J. P. : Je l’entends rigoler quand elle dessine (rires).
C. H. : Je les triture et ils me font rire.
J. P. : J’ai hésité à la filmer parce que ces expressions, elle les fait quand elle dessine.
C. H. : Quand j’ai fait l’expression et que j’en rigole, c’est que c’est bon, je suis sur la bonne piste.
J. P. : On teste nos gags sur notre fils, sur le plus grand. C’est du travail déguisé d’enfant, ce n’est pas bien. (rires)
Pour la couverture, ça a été difficile ?
C. H. : On a un petit peu galéré.
J. P. : On y a passé pas mal de temps. D’ailleurs, on a une expo qui tourne et on explique comment on en est arrivé à cette couverture avec toutes les étapes, les chamboulements, par quoi on est passés. Ce n'était pas simple parce qu’on savait qu’il y avait beaucoup d’enjeux autour de la couverture, que c'était important. On avait envie de mettre le dragon en avant, même si c'était un spoil. On trouvait dommage de nous passer de cette force attractive.
C'était important d’y représenter tous les personnages ?
C. H. : Il fallait qu’on ressente le caractère de feu de notre petite sorcière et son coté drôle à la fois, et en même temps ce dragon un peu magique et somptueux derrière. Il y avait tous un univers à mettre en place sur une couverture. Pour le tome deux, ça a été beaucoup plus rapide car nos codes étaient déjà en place.

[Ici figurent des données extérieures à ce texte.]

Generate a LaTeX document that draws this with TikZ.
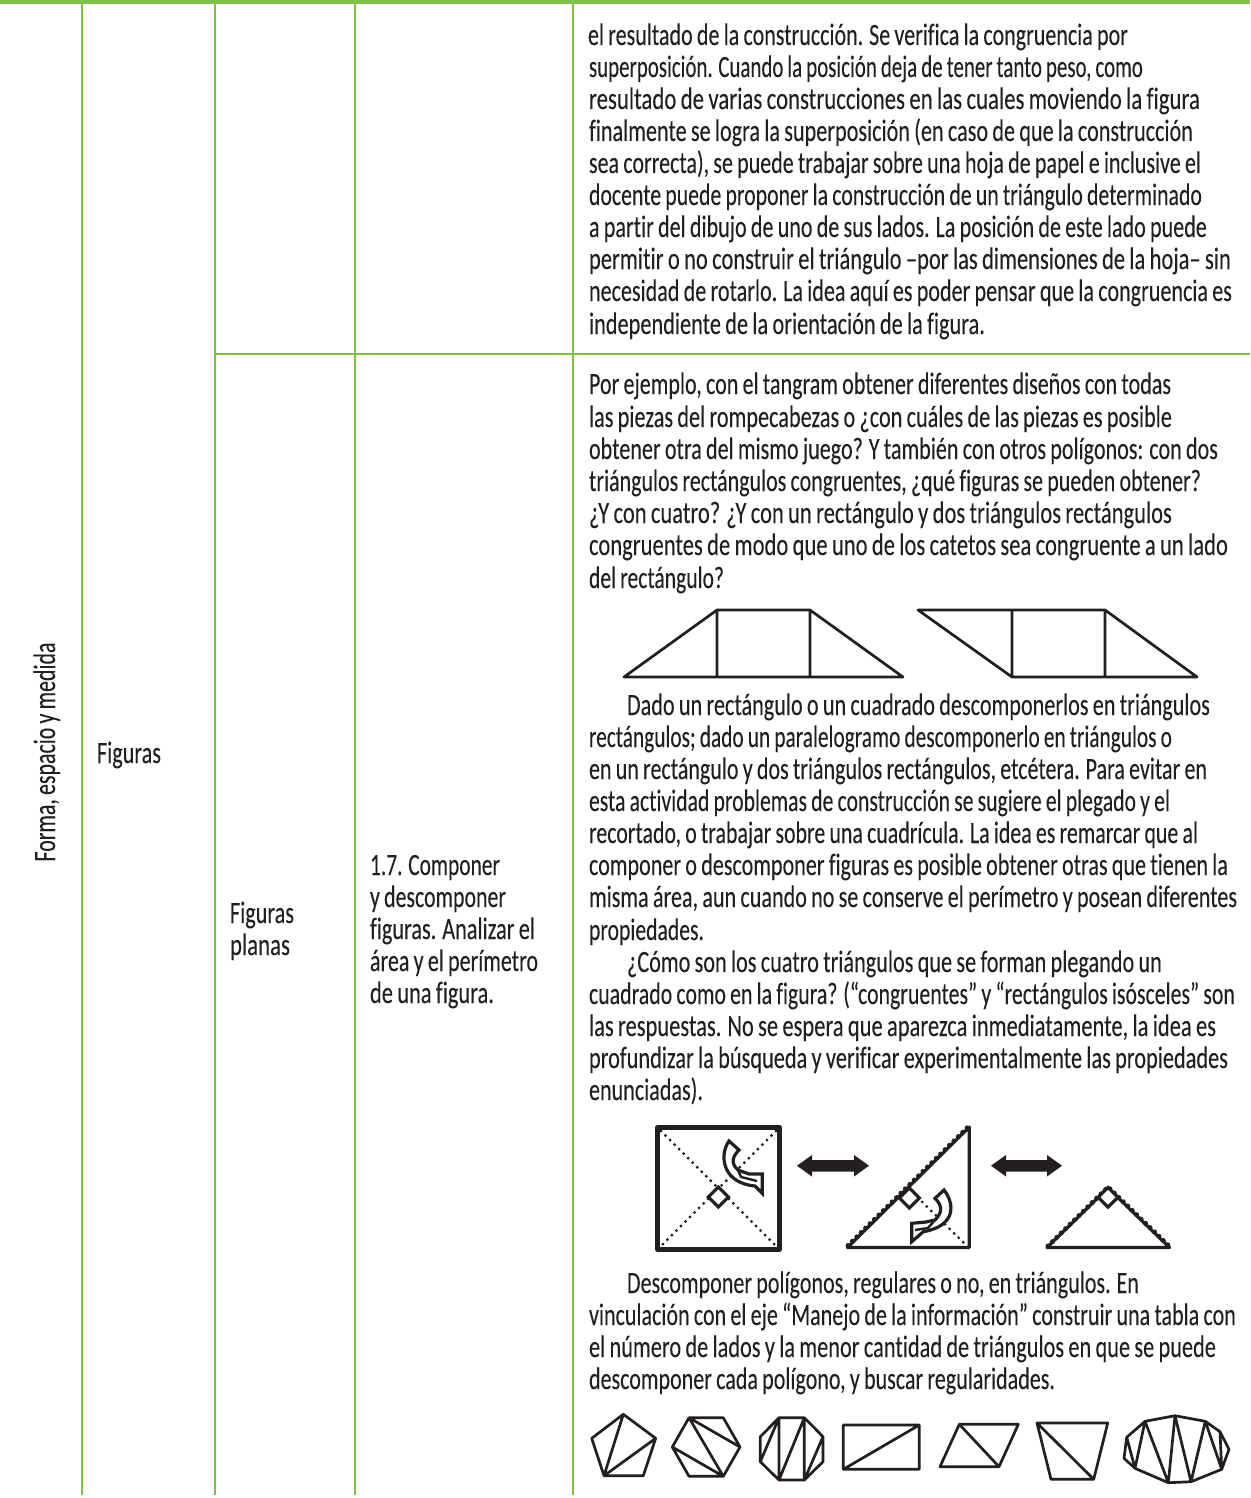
\documentclass[tikz,border=0pt]{standalone}
\usepackage{fontspec}
\usepackage{graphicx}
\setmainfont{Carlito}[Ligatures=CommonOff,WordSpace=0.85,FakeBold=0.1]
\definecolor{grn}{HTML}{7DC242}
\definecolor{ink}{HTML}{231F20}
\newlength\tlw
\newcommand\fitbox[2]{\settowidth\tlw{#2}\pgfmathsetmacro\tlr{(#1)/\tlw}\scalebox{\tlr}[1]{#2}}
% name, x left, baseline y, x right, text
\newcommand\tl[5]{\node[txt] (#1) at (#2,#3) {\fitbox{#4-#2}{#5}};}
\tikzset{
  txt/.style={anchor=base west,inner sep=0pt,outer sep=0pt,text=ink,font=\fontsize{31}{32}\selectfont},
  rulegreen/.style={draw=grn,line width=2.4pt},
  fig/.style={draw=ink,line width=2.7pt,line join=round},
  figb/.style={draw=ink,line width=4.2pt,line join=round},
  fign/.style={draw=ink,line width=3.2pt,line join=round},
  dots/.style={draw=ink,line width=3.2pt,line cap=round,dash pattern=on 0pt off 6.4pt},
  hatch/.style={draw=ink,line width=5pt,line cap=round,dash pattern=on 0pt off 6.2pt},
  dbl/.style={fill=ink,draw=none},
  curl/.style={fill=white,draw=ink,line width=3.2pt,line join=miter},
  rightmark/.style={fill=white,draw=ink,line width=3.2pt}
}
\begin{document}
\begin{tikzpicture}[x=1pt,y=-1pt]
\useasboundingbox (0,0) rectangle (1250,1498);
\fill[white] (0,0) rectangle (1250,1498);
% table rules
\draw[grn,line width=4.4pt] (0,2.2) -- (1250,2.2);
\foreach \xx in {82,215,355,573} \draw[rulegreen] (\xx,4) -- (\xx,1495);
\draw[rulegreen] (215,354) -- (1250,354);
% left columns
\node[txt,anchor=base,rotate=90] (eje) at (55,752) {\fitbox{219}{Forma, espacio y medida}};
\tl{tema}{97}{763}{161}{Figuras}
\tl{sub1}{230}{923}{294}{Figuras}
\tl{sub2}{230}{955}{290}{planas}
\tl{c1}{370}{875}{500}{1.7. Componer}
\tl{c2}{370}{907}{506}{y descomponer}
\tl{c3}{370}{939}{535}{figuras. Analizar el}
\tl{c4}{370}{971}{538}{área y el perímetro}
\tl{c5}{370}{1003}{494}{de una figura.}
% block 1
\tl{a1}{588}{45}{1128}{el resultado de la construcción. Se verifica la congruencia por}
\tl{a2}{589}{77}{1143}{superposición. Cuando la posición deja de tener tanto peso, como}
\tl{a3}{589}{109}{1200}{resultado de varias construcciones en las cuales moviendo la figura}
\tl{a4}{589}{141}{1193}{finalmente se logra la superposición (en caso de que la construcción}
\tl{a5}{589}{173}{1201}{sea correcta), se puede trabajar sobre una hoja de papel e inclusive el}
\tl{a6}{589}{205}{1202}{docente puede proponer la construcción de un  triángulo determinado}
\tl{a7}{589}{237}{1207}{a partir del dibujo de uno de sus lados. La posición de este lado puede}
\tl{a8}{589}{269}{1231}{permitir o no construir el triángulo –por las dimensiones de la hoja– sin}
\tl{a9}{589}{301}{1232}{necesidad de rotarlo. La idea aquí es poder pensar que la congruencia es}
\tl{a10}{589}{334}{985}{independiente de la orientación de la figura.}
% block 2
\tl{b1}{589}{394}{1171}{Por ejemplo, con el tangram obtener diferentes diseños con todas}
\tl{b2}{589}{427}{1172}{las piezas del rompecabezas o ¿con cuáles de las piezas es posible}
\tl{b3}{589}{459}{1218}{obtener otra del mismo juego? Y también con otros polígonos: con dos}
\tl{b4}{589}{491}{1201}{triángulos rectángulos congruentes, ¿qué figuras se pueden obtener?}
\tl{b5}{589}{523}{1172}{¿Y con cuatro? ¿Y con un rectángulo y dos triángulos rectángulos}
\tl{b6}{589}{555}{1228}{congruentes de modo que uno de los catetos sea congruente a un lado}
\tl{b7}{589}{588}{724}{del rectángulo?}
\tl{d1}{627}{715}{1210}{Dado un rectángulo o un cuadrado descomponerlos en triángulos}
\tl{d2}{589}{747}{1172}{rectángulos; dado un paralelogramo descomponerlo en triángulos o}
\tl{d3}{589}{779}{1207}{en un rectángulo y dos triángulos rectángulos, etcétera. Para evitar en}
\tl{d4}{589}{811}{1170}{esta actividad problemas de construcción se sugiere el plegado y el}
\tl{d5}{589}{843}{1198}{recortado, o trabajar sobre una cuadrícula. La idea es remarcar que al}
\tl{d6}{589}{875}{1228}{componer o descomponer figuras es posible obtener otras que tienen la}
\tl{d7}{589}{907}{1237}{misma área, aun cuando no se conserve el perímetro y posean diferentes}
\tl{d8}{589}{940}{704}{propiedades.}
\tl{e1}{627}{972}{1162}{¿Cómo son los cuatro triángulos que se forman plegando un}
\tl{e2}{589}{1004}{1235}{cuadrado como en la figura? (“congruentes” y “rectángulos isósceles” son}
\tl{e3}{589}{1036}{1216}{las respuestas. No se espera que aparezca inmediatamente, la idea es}
\tl{e4}{589}{1068}{1228}{profundizar la búsqueda y verificar experimentalmente las propiedades}
\tl{e5}{589}{1100}{703}{enunciadas).}
\tl{f1}{627}{1293}{1139}{Descomponer polígonos, regulares o no, en triángulos. En}
\tl{f2}{589}{1325}{1236}{vinculación con el eje “Manejo de la información” construir una tabla con}
\tl{f3}{589}{1357}{1216}{el número de lados y la menor cantidad de triángulos en que se puede}
\tl{f4}{589}{1389}{1055}{descomponer cada polígono, y buscar regularidades.}
% trapezoids
\draw[fig] (624,677) -- (717,610) -- (810,610) -- (903,677) -- cycle (717,610) -- (717,677) (810,610) -- (810,677);
\draw[fig] (918,610) -- (1105,610) -- (1197,677) -- (1012,677) -- cycle (1012,610) -- (1012,677) (1105,610) -- (1105,677);
% folded square
\draw[figb] (657.5,1127.5) rectangle (779.5,1249.5);
\draw[dots] (661,1131) -- (776,1246);
\draw[dots] (776,1131) -- (661,1246);
\draw[rightmark] (718.3,1187) -- (728.3,1197) -- (718.3,1207) -- (708.3,1197) -- cycle;
\draw[curl] (729,1141) .. controls (719,1155) and (722,1183) .. (755,1186) -- (762.3,1193.3) -- (762.3,1174) -- (749,1174) -- (738,1170) .. controls (730,1163) and (733,1156) .. (739,1150) -- cycle;
\draw[ink,line width=2.4pt] (738,1170) -- (741,1177) -- (757,1181);
% double arrows
\fill[dbl] (797,1165.7) -- (812,1155) -- (812,1160) -- (854,1160) -- (854,1155) -- (869,1165.7) -- (854,1176.5) -- (854,1171.5) -- (812,1171.5) -- (812,1176.5) -- cycle;
\fill[dbl] (991,1165.7) -- (1006,1155) -- (1006,1160) -- (1047,1160) -- (1047,1155) -- (1062,1165.7) -- (1047,1176.5) -- (1047,1171.5) -- (1006,1171.5) -- (1006,1176.5) -- cycle;
% half square
\draw[fign] (847.5,1247.5) -- (969.3,1247.5) -- (969.3,1127) -- cycle;
\draw[hatch] (848,1245.5) -- (968,1127);
\draw[dots] (913,1193) -- (966,1245);
\draw[rightmark] (909.3,1188) -- (919.3,1198) -- (909.3,1208) -- (899.3,1198) -- cycle;
\draw[curl] (944,1190) .. controls (955,1204) and (956,1226) .. (923.3,1231.7) -- (911.7,1241.7) -- (911.7,1223.3) -- (926,1222) -- (935,1220) .. controls (942,1213) and (943,1206) .. (935,1198.3) -- cycle;
\draw[ink,line width=2.4pt] (935,1220) -- (928,1228) -- (915,1230);
% small triangle
\draw[fign] (1047,1247.5) -- (1169.5,1247.5) -- (1108,1188) -- cycle;
\draw[hatch] (1048,1246) -- (1108,1187) -- (1169,1246);
\draw[rightmark] (1108,1187.5) -- (1118,1197.3) -- (1108,1207) -- (1098,1197.3) -- cycle;
% polygons
\draw[fig] (623.3,1414.3) -- (655.7,1438.3) -- (643.3,1475.7) -- (604,1475.7) -- (591.7,1438.3) -- cycle (604,1475.7) -- (623.3,1414.3) (604,1475.7) -- (655.7,1438.3);
\draw[fig] (689,1417.7) -- (723.3,1417.7) -- (740,1447) -- (723.3,1476.3) -- (689,1476.3) -- (672.3,1447) -- cycle (689,1417.7) -- (740,1447) (689,1417.7) -- (723.3,1476.3) (672.3,1447) -- (723.3,1476.3);
\draw[fig] (779,1417.7) -- (804.3,1417.7) -- (823,1436.7) -- (823,1461.7) -- (804.3,1480) -- (779,1480) -- (760.3,1461.7) -- (760.3,1436.7) -- cycle (779,1417.7) -- (779,1480) (804.3,1417.7) -- (804.3,1480) (779,1417.7) -- (760.3,1461.7) (804.3,1417.7) -- (779,1480) (823,1436.7) -- (804.3,1480);
\draw[fig] (843.3,1425) rectangle (919.3,1469.3) (843.3,1469.3) -- (919.3,1425);
\draw[fig] (959.3,1424.3) -- (1018.3,1424.3) -- (999,1466.7) -- (940,1466.7) -- cycle (959.3,1424.3) -- (999,1466.7);
\draw[fig] (1037,1423) -- (1107.7,1423) -- (1093.7,1479.3) -- (1051,1479.3) -- cycle (1037,1423) -- (1093.7,1479.3);
\draw[fig] (1175,1415.7) -- (1205.3,1421.3) -- (1220,1431.7) -- (1229,1449.3) -- (1221.7,1469.3) -- (1191,1481.7) -- (1168.3,1482.7) -- (1135,1468.3) -- (1124,1458.3) -- (1126.7,1437.3) -- (1145,1421.3) -- cycle
 (1126.7,1437.3) -- (1135,1468.3) -- (1145,1421.3) -- (1168.3,1482.7) -- (1175,1415.7) -- (1191,1481.7) -- (1205.3,1421.3) -- (1221.7,1469.3) -- (1220,1431.7);
\end{tikzpicture}
\end{document}
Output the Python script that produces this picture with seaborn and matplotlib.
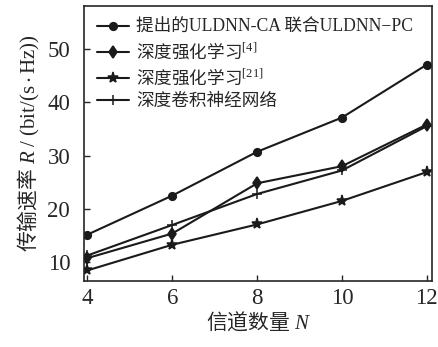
import pandas as pd
import matplotlib
matplotlib.use("Agg")
import matplotlib.pyplot as plt
import seaborn as sns

# data
channels = [4, 6, 8, 10, 12]
rate_proposed = [15.2, 22.5, 30.7, 37.1, 47.0]
rate_drl4 = [10.8, 15.4, 24.8, 28.0, 35.8]
rate_drl21 = [8.5, 13.3, 17.1, 21.5, 26.9]
rate_dcnn = [11.3, 17.0, 22.8, 27.2, 35.5]
names = ["提出的ULDNN-CA 联合ULDNN−PC", "深度强化学习$^{[4]}$",
         "深度强化学习$^{[21]}$", "深度卷积神经网络"]

sns.set_style("ticks")
plt.rcParams["font.family"] = ["Liberation Serif", "Noto Sans CJK SC"]
plt.rcParams["mathtext.fontset"] = "custom"
plt.rcParams["mathtext.rm"] = "Liberation Serif"
plt.rcParams["mathtext.it"] = "Liberation Serif:italic"
plt.rcParams["mathtext.fallback"] = "stix"
CJK = "Noto Sans CJK SC"

df = pd.DataFrame({
    "N": channels * 4,
    "R": rate_proposed + rate_drl4 + rate_drl21 + rate_dcnn,
    "method": [n for n in names for _ in channels],
})

fig = plt.figure(figsize=(4.38, 3.47), dpi=100)
ax = fig.add_axes([0.192, 0.19, 0.794, 0.793])
markers = {names[0]: "o", names[1]: "d", names[2]: "*", names[3]: "+"}
sizes = {names[0]: 5.5, names[1]: 6.5, names[2]: 8, names[3]: 6.5}
for n in names:
    sub = df[df["method"] == n]
    sns.lineplot(data=sub, x="N", y="R", ax=ax, color="#1a1a1a", lw=1.5,
                 marker=markers[n], markersize=sizes[n], markeredgewidth=1.1,
                 markeredgecolor="#1a1a1a", label=n)

ax.set_xlim(3.92, 12.12)
ax.set_ylim(6.5, 58)
ax.set_xticks(channels)
ax.set_yticks([10, 20, 30, 40, 50])
ax.tick_params(direction="in", labelsize=16.5, length=4, width=1)
ax.tick_params(axis="x", pad=5)
ax.tick_params(axis="y", pad=10)
for s in ax.spines.values():
    s.set_linewidth(1.2)
ax.set_xlabel("信道数量 $N$", fontsize=15, labelpad=1, family=CJK)
ax.set_ylabel(r"传输速率 $R\mathrm{\ /\ (bit/(s\cdot Hz))}$", fontsize=15,
              labelpad=4, family=CJK)
leg = ax.legend(loc="upper left", frameon=False, fontsize=12.7,
                handlelength=1.8, borderaxespad=0.35, labelspacing=0.3,
                handletextpad=0.4)
for t in leg.get_texts()[1:3]:
    t.set_family(CJK)

fig.savefig("out.png", dpi=100)
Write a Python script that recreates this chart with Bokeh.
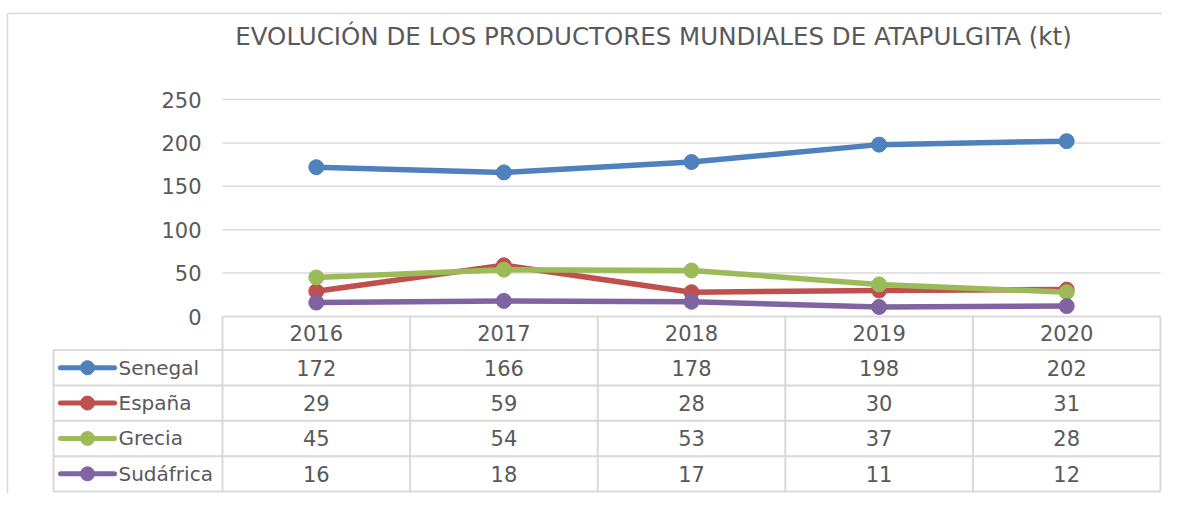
from bokeh.plotting import figure
from bokeh.models import Range1d
from bokeh.core.properties import value
from bokeh.embed import file_html
from bokeh.resources import INLINE

# ---- data ----
title = "EVOLUCIÓN DE LOS PRODUCTORES MUNDIALES DE ATAPULGITA (kt)"
years = ["2016", "2017", "2018", "2019", "2020"]
series_names = ["Senegal", "España", "Grecia", "Sudáfrica"]
senegal = [172, 166, 178, 198, 202]
espana = [29, 59, 28, 30, 31]
grecia = [45, 54, 53, 37, 28]
sudafrica = [16, 18, 17, 11, 12]
series_values = [senegal, espana, grecia, sudafrica]
colors = ["#4F81BD", "#C0504D", "#9BBB59", "#8064A2"]
y_ticks = [0, 50, 100, 150, 200, 250]

# ---- layout helpers (reference pixel -> data units) ----
W, H = 1162, 493
PLOT_L, PLOT_R = 222.0, 1160.0
Y0_PX, Y250_PX = 316.0, 99.0
COLW = (PLOT_R - PLOT_L) / len(years)
KY = (Y0_PX - Y250_PX) / 250.0


def X(px):
    return (px - PLOT_L) / COLW


def Y(py):
    return (Y0_PX - py) / KY


FONT = value("DejaVu Sans")
TXT = "#595959"
GRID = "#D9D9D9"

p = figure(width=W, height=H, output_backend="svg", toolbar_location=None,
           x_range=Range1d(X(0), X(W)), y_range=Range1d(Y(H), Y(0)),
           x_axis_location=None, y_axis_location=None, min_border=0,
           outline_line_color=None, background_fill_color="white",
           border_fill_color="white")
p.grid.visible = False

# chart outer border
p.segment(x0=[X(7), X(7)], y0=[Y(13), Y(13)], x1=[X(7), X(W)], y1=[Y(H), Y(13)],
          line_color=GRID, line_width=1.5)

# title
p.text(x=[X(653)], y=[Y(36)], text=[title], text_font=FONT, text_font_size="24.5px",
       text_color=TXT, text_align="center", text_baseline="middle")

# gridlines and y tick labels
gt = [t for t in y_ticks if t > 0]
p.segment(x0=[0] * len(gt), y0=gt, x1=[len(years)] * len(gt), y1=gt,
          line_color=GRID, line_width=1.5)
p.text(x=[X(201)] * len(y_ticks), y=y_ticks, text=[str(t) for t in y_ticks],
       text_font=FONT, text_font_size="21px", text_color=TXT,
       text_align="right", text_baseline="middle")

# data table grid
TOP, BOT = 316.0, 491.0
LEG_L = 53.0
nrows = len(series_names)
scale = (BOT - TOP) / 188.0
HDR = TOP + 36.0 * scale
RH = (BOT - HDR) / nrows
row_bounds = [HDR + i * RH for i in range(nrows + 1)]
row_centers = [HDR + (i + 0.5) * RH for i in range(nrows)]
# horizontal lines
hx0 = [X(PLOT_L)] + [X(LEG_L)] * len(row_bounds)
hx1 = [X(PLOT_R)] * (1 + len(row_bounds))
hy = [Y(TOP)] + [Y(b) for b in row_bounds]
p.segment(x0=hx0, y0=hy, x1=hx1, y1=hy, line_color=GRID, line_width=2)
# vertical lines
vx = list(range(len(years) + 1))
p.segment(x0=vx, y0=[Y(TOP)] * len(vx), x1=vx, y1=[Y(BOT)] * len(vx),
          line_color=GRID, line_width=2)
p.segment(x0=[X(LEG_L)], y0=[Y(HDR)], x1=[X(LEG_L)], y1=[Y(BOT)],
          line_color=GRID, line_width=2)

xs = [i + 0.5 for i in range(len(years))]
# header years
p.text(x=xs, y=[Y((TOP + HDR) / 2)] * len(years), text=years, text_font=FONT,
       text_font_size="21px", text_color=TXT, text_align="center", text_baseline="middle")

# series lines, markers, table rows and legend keys
for name, vals, col, rc in zip(series_names, series_values, colors, row_centers):
    p.line(xs, vals, line_color=col, line_width=5.5, line_join="round", line_cap="round")
    p.scatter(xs, vals, size=15, fill_color=col, line_color=col)
    p.text(x=xs, y=[Y(rc)] * len(xs), text=[str(v) for v in vals], text_font=FONT,
           text_font_size="21px", text_color=TXT, text_align="center", text_baseline="middle")
    p.segment(x0=[X(60)], y0=[Y(rc)], x1=[X(114)], y1=[Y(rc)], line_color=col,
              line_width=5, line_cap="round")
    p.scatter([X(87)], [Y(rc)], size=14, fill_color=col, line_color=col)
    p.text(x=[X(118)], y=[Y(rc)], text=[name], text_font=FONT, text_font_size="20px",
           text_color=TXT, text_align="left", text_baseline="middle")

open("out.html", "w").write(file_html(p, INLINE))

J. P. : Dans le tome deux, on en a profité pour approfondir un peu les caractères de ces personnages. On pondère le caractère de Brûme, on rend son coté grand cœur un peu plus évident, on la rend un peu moins caricaturale. On rend Hugo un peu plus actif, il arrive à avoir son rôle dans les situations dangereuses qu’ils rencontrent. C'était important qu’on ait quasiment un gag à chaque page. J’ai envie qu’on se marre.
Vous avez fait partie des vingt finalistes du prix BD Fnac...
J. P. : C’est une énorme surprise qu’il y ait une BD jeunesse dans la sélection Fnac. On ne se faisait aucune illusion sur le résultat mais rien que d’être dans la sélection, c'était une surprise. On propose quelque chose de récréatif et de se retrouver là avec des BD qui ont des sujets de fou, on s’est dit « qu’est-ce qu’on fait là » (rires) !
Pour conclure, le petit chapeau cuivré en circonflexe sur Brûme sur la couverture, c’est l’idée de l’éditeur ou la vôtre ?
J. P. : Je crois que c’est moi qui ai voulu rajouter ce petit chapeau. Je voulais une idée dans la typo qui fasse comme un logo. J’ai remarqué d’ailleurs que dans l’album parfois il y est et parfois il a été oublié. Dans le tome deux, j’ai demandé à ce qu’ils soient tous ajoutés.